_Given task_
Collect every line below that contains the word "draw".

_Collected material_
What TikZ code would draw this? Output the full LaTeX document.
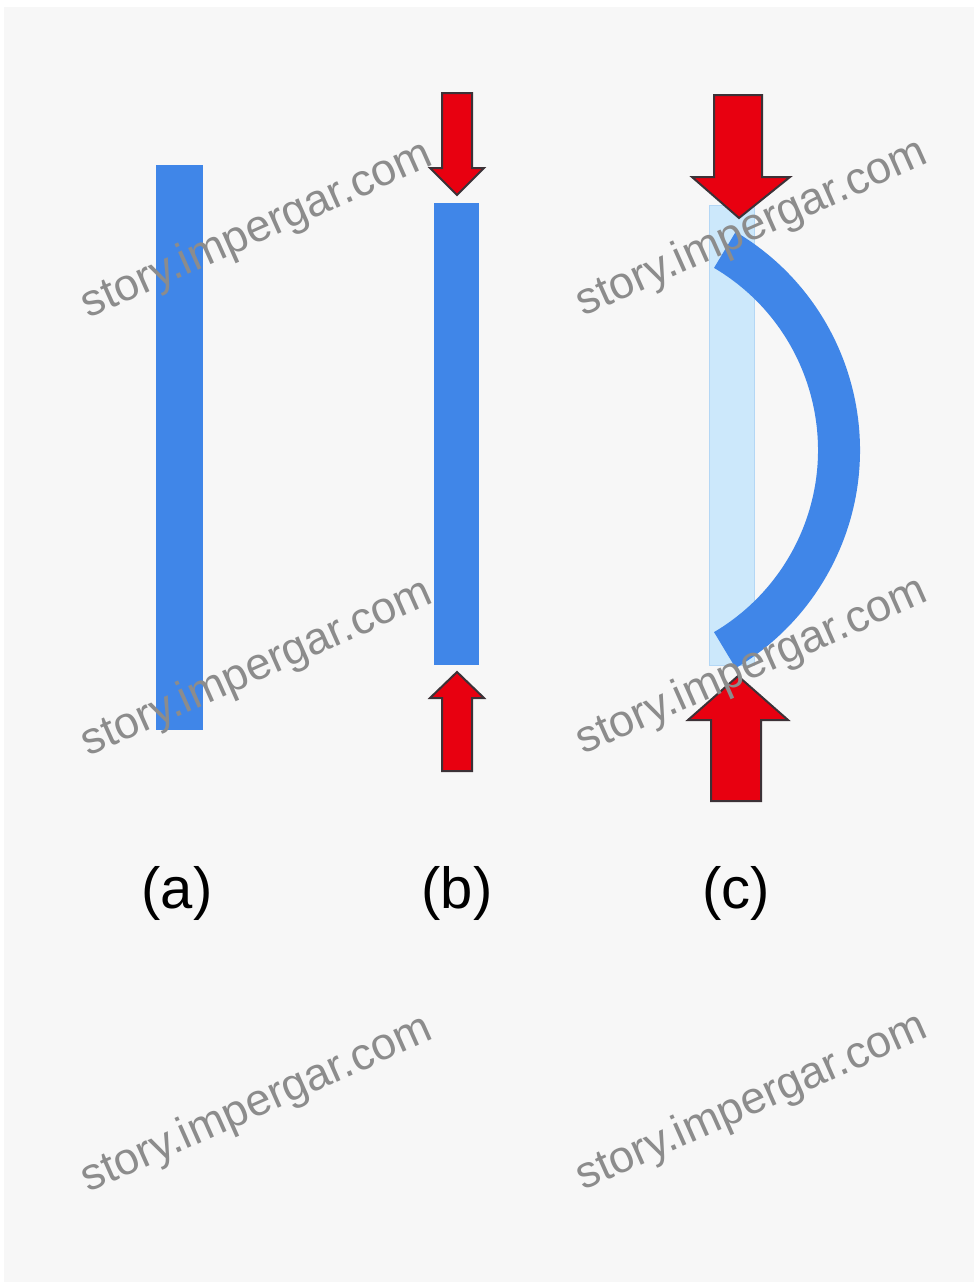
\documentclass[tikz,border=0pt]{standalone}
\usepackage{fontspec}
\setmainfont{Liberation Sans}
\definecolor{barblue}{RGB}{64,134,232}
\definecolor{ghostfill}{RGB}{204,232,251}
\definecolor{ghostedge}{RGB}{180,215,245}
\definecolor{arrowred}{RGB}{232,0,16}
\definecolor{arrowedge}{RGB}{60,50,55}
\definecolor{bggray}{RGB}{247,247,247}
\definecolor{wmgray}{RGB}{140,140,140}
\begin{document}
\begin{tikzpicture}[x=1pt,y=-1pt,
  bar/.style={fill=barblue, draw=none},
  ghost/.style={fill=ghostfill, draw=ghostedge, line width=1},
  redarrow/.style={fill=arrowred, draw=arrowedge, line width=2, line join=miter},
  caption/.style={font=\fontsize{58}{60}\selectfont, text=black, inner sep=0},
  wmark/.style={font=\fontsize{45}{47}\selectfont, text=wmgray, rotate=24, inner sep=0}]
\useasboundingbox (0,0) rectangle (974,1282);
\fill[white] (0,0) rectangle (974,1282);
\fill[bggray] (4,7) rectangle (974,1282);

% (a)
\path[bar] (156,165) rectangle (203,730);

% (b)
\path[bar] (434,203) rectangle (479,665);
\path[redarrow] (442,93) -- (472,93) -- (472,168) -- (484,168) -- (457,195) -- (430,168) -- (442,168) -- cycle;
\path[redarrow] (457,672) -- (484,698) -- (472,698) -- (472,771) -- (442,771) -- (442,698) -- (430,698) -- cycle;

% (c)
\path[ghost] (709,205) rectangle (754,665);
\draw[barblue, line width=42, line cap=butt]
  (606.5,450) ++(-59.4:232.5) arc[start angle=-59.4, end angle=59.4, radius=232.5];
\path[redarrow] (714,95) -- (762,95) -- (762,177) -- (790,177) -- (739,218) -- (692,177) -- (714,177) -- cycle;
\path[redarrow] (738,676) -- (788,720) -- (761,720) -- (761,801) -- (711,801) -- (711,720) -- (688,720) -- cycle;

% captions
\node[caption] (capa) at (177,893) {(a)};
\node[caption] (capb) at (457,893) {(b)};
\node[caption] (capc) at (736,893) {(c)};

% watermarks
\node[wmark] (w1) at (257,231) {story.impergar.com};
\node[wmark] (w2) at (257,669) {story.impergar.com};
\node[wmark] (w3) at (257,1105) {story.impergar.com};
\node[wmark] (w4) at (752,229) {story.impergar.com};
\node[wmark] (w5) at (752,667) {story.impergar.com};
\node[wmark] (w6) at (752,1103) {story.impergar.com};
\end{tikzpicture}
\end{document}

_Complete answer_
What TikZ code would draw this? Output the full LaTeX document.
  bar/.style={fill=barblue, draw=none},
  ghost/.style={fill=ghostfill, draw=ghostedge, line width=1},
  redarrow/.style={fill=arrowred, draw=arrowedge, line width=2, line join=miter},
\draw[barblue, line width=42, line cap=butt]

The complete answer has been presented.